Nice guy Ed reckons he really wants to take someone from the shit house who might be going home and, because of that, he’ll pick Xavier. But hold on a second: just before he makes it out the door, his face turns an odd shade of outright terror and his body lurches back to the Diary Room chair!
‘Yes, Ed?’ BB murmurs.
‘Errrr… Is it too late to change my mind to Sharon?’
‘This is most unorthodox, Ed’ BB declares. ‘I presume you have good reason?’
‘Ummmm… Yes! Sharon is in the halfway house and she might be going home too, so…’
‘Yes, but hasn’t Sharon spent most of her time on the nice side?’ BB enquires.
‘Shhhhhhhhh!’ Ed hisses. ‘You think she can’t get to you? She can get to ANYONE! She can’t be bargained with! She can’t be reasoned with! She doesn’t feel pity or remorse or fear, or pain, and she absolutely will not stop – EVER! – until -’
‘- until you are dead, Ed?’
‘Or until your nuts are ground into a spreadable paste.’ Ed mutters. ‘So can I take her in or not?’
BB consents because he’s looking forward to front row seats at the Ed and Jade version of Nine and a Half Weeks, and if Ed were to lose his nuts to Evil Sharon’s rage he might have to improvise with vegetable items which would add a completely unnecessary twist to the food scene.
Rico reckons the notion of Ed and Jade playing with produce is deeply unpleasant, because what happens if it’s rations week and the only thing they have available to massage on to one another’s privates is a can of pilchards in aspic?
Speaking of Jade, back in the lounge Ed makes his announcement and as Evil Sharon capers around speaking in tongues, there’s a rather long close-up of our once-married beauty and it’s all I can do to stop Rico waking up the neighbours with his screams of ‘ROOT DREWWWWWWWWWW!!!!!!’
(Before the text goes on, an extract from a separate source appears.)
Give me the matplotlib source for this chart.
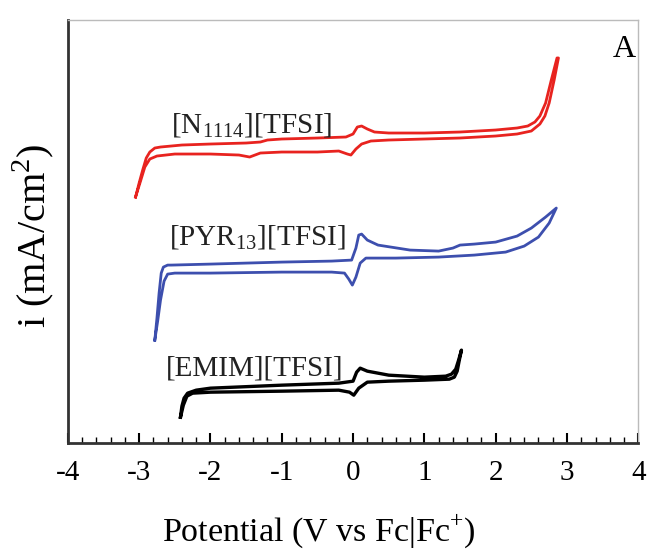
import matplotlib
matplotlib.use("Agg")
import matplotlib.pyplot as plt
from matplotlib.ticker import MultipleLocator

plt.rcParams['font.family'] = ['Liberation Serif', 'DejaVu Serif']
plt.rcParams['mathtext.fontset'] = 'custom'
plt.rcParams['mathtext.rm'] = 'Liberation Serif'
plt.rcParams['axes.unicode_minus'] = False

# [N1114][TFSI] - positive-going scan, then return scan
n1114_fwd_x = [-3.05, -3.0, -2.95, -2.9, -2.85, -2.78, -2.7, -2.4, -2.0, -1.5, -1.3, -1.2, -1.0, -0.5, -0.1, 0.0, 0.06, 0.12, 0.2, 0.3, 0.5, 1.0, 1.5, 2.0, 2.3, 2.45, 2.55, 2.62, 2.7, 2.78, 2.86]
n1114_fwd_y = [2.46, 2.60, 2.73, 2.85, 2.91, 2.95, 2.96, 2.98, 2.99, 3.00, 3.01, 3.03, 3.04, 3.05, 3.06, 3.09, 3.16, 3.17, 3.14, 3.11, 3.10, 3.10, 3.11, 3.13, 3.15, 3.17, 3.21, 3.27, 3.40, 3.63, 3.85]
n1114_rev_x = [2.88, 2.82, 2.75, 2.69, 2.62, 2.5, 2.3, 2.0, 1.5, 1.0, 0.5, 0.25, 0.12, 0.04, -0.03, -0.08, -0.2, -0.5, -1.0, -1.3, -1.45, -1.6, -2.0, -2.5, -2.75, -2.85, -2.92, -2.98, -3.05]
n1114_rev_y = [3.85, 3.63, 3.40, 3.27, 3.19, 3.12, 3.09, 3.07, 3.05, 3.04, 3.03, 3.02, 2.99, 2.94, 2.88, 2.89, 2.92, 2.91, 2.91, 2.90, 2.86, 2.88, 2.89, 2.89, 2.87, 2.84, 2.76, 2.62, 2.46]

# [PYR13][TFSI]
pyr13_fwd_x = [-2.78, -2.75, -2.72, -2.69, -2.66, -2.6, -2.55, -2.0, -1.0, -0.3, -0.02, 0.04, 0.08, 0.12, 0.2, 0.35, 0.8, 1.2, 1.4, 1.5, 1.7, 2.0, 2.3, 2.5, 2.7, 2.85]
pyr13_fwd_y = [1.03, 1.25, 1.50, 1.70, 1.76, 1.78, 1.78, 1.79, 1.81, 1.82, 1.83, 1.95, 2.08, 2.09, 2.03, 1.98, 1.93, 1.92, 1.95, 1.98, 1.99, 2.01, 2.07, 2.15, 2.26, 2.35]
pyr13_rev_x = [2.85, 2.75, 2.6, 2.4, 2.14, 1.7, 1.2, 0.6, 0.18, 0.1, 0.04, -0.01, -0.06, -0.12, -0.3, -1.0, -2.0, -2.5, -2.6, -2.65, -2.7, -2.74, -2.78]
pyr13_rev_y = [2.35, 2.20, 2.06, 1.97, 1.91, 1.88, 1.86, 1.85, 1.85, 1.80, 1.66, 1.58, 1.64, 1.70, 1.71, 1.71, 1.70, 1.70, 1.69, 1.62, 1.43, 1.22, 1.03]

# [EMIM][TFSI]
emim_fwd_x = [-2.42, -2.40, -2.37, -2.32, -2.2, -2.0, -1.0, -0.2, 0.0, 0.05, 0.1, 0.2, 0.5, 1.0, 1.3, 1.38, 1.44, 1.48, 1.52]
emim_fwd_y = [0.26, 0.37, 0.45, 0.50, 0.53, 0.55, 0.58, 0.60, 0.62, 0.71, 0.75, 0.72, 0.68, 0.66, 0.67, 0.69, 0.74, 0.83, 0.93]
emim_rev_x = [1.52, 1.49, 1.46, 1.42, 1.35, 1.0, 0.5, 0.2, 0.08, 0.01, -0.05, -0.2, -1.0, -2.0, -2.25, -2.33, -2.38, -2.42]
emim_rev_y = [0.93, 0.83, 0.72, 0.66, 0.64, 0.63, 0.62, 0.61, 0.55, 0.48, 0.51, 0.53, 0.52, 0.51, 0.50, 0.47, 0.38, 0.26]

fig = plt.figure(figsize=(6.52, 5.54), dpi=100)
ax = fig.add_axes([0.104, 0.200, 0.875, 0.764])

ax.plot(n1114_fwd_x + n1114_rev_x, n1114_fwd_y + n1114_rev_y, color='#e8231f', lw=2.0)
ax.plot(pyr13_fwd_x + pyr13_rev_x, pyr13_fwd_y + pyr13_rev_y, color='#3d4fae', lw=2.0)
ax.plot(emim_fwd_x + emim_rev_x, emim_fwd_y + emim_rev_y, color='black', lw=2.4)

ax.text(-2.55, 3.10, r'[N$_{1114}$][TFSI]', fontsize=21, color='#222222')
ax.text(-2.58, 1.98, r'[PYR$_{13}$][TFSI]', fontsize=21, color='#222222')
ax.text(-2.63, 0.68, '[EMIM][TFSI]', fontsize=21, color='#222222')
ax.text(3.97, 3.93, 'A', fontsize=23, ha='right', va='center')

ax.set_xlim(-4, 4)
ax.set_ylim(0, 4.23)
ax.xaxis.set_major_locator(MultipleLocator(1))
ax.xaxis.set_minor_locator(MultipleLocator(0.2))
ax.tick_params(axis='x', which='major', direction='in', length=7, width=1.5, labelsize=21, pad=12)
ax.tick_params(axis='x', which='minor', direction='in', length=4, width=1)
ax.set_yticks([])

for side in ['left', 'bottom']:
    ax.spines[side].set_linewidth(2)
    ax.spines[side].set_color('#333333')
for side in ['top', 'right']:
    ax.spines[side].set_linewidth(1)
    ax.spines[side].set_color('#bbbbbb')

ax.set_xlabel(r'Potential (V vs Fc|Fc$^{+}$)', fontsize=24.5)
ax.xaxis.set_label_coords(0.44, -0.163)
ax.set_ylabel(r'i (mA/cm$^{2}$)', fontsize=29)
ax.yaxis.set_label_coords(-0.02, 0.49)

fig.savefig('out.png', dpi=100)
The show ends with Ed and Evil Sharon exploring their 24-hour room-share and Rico reckons he could KISS Evil Sharon for showing Ed up as just another cowardly Rohaaan in a more attractive casing – but just not on her lips because he’s fairly certain she eats babies and the last time he scrubbed his mouth out with Clorox he lost all feeling in his tongue for a week.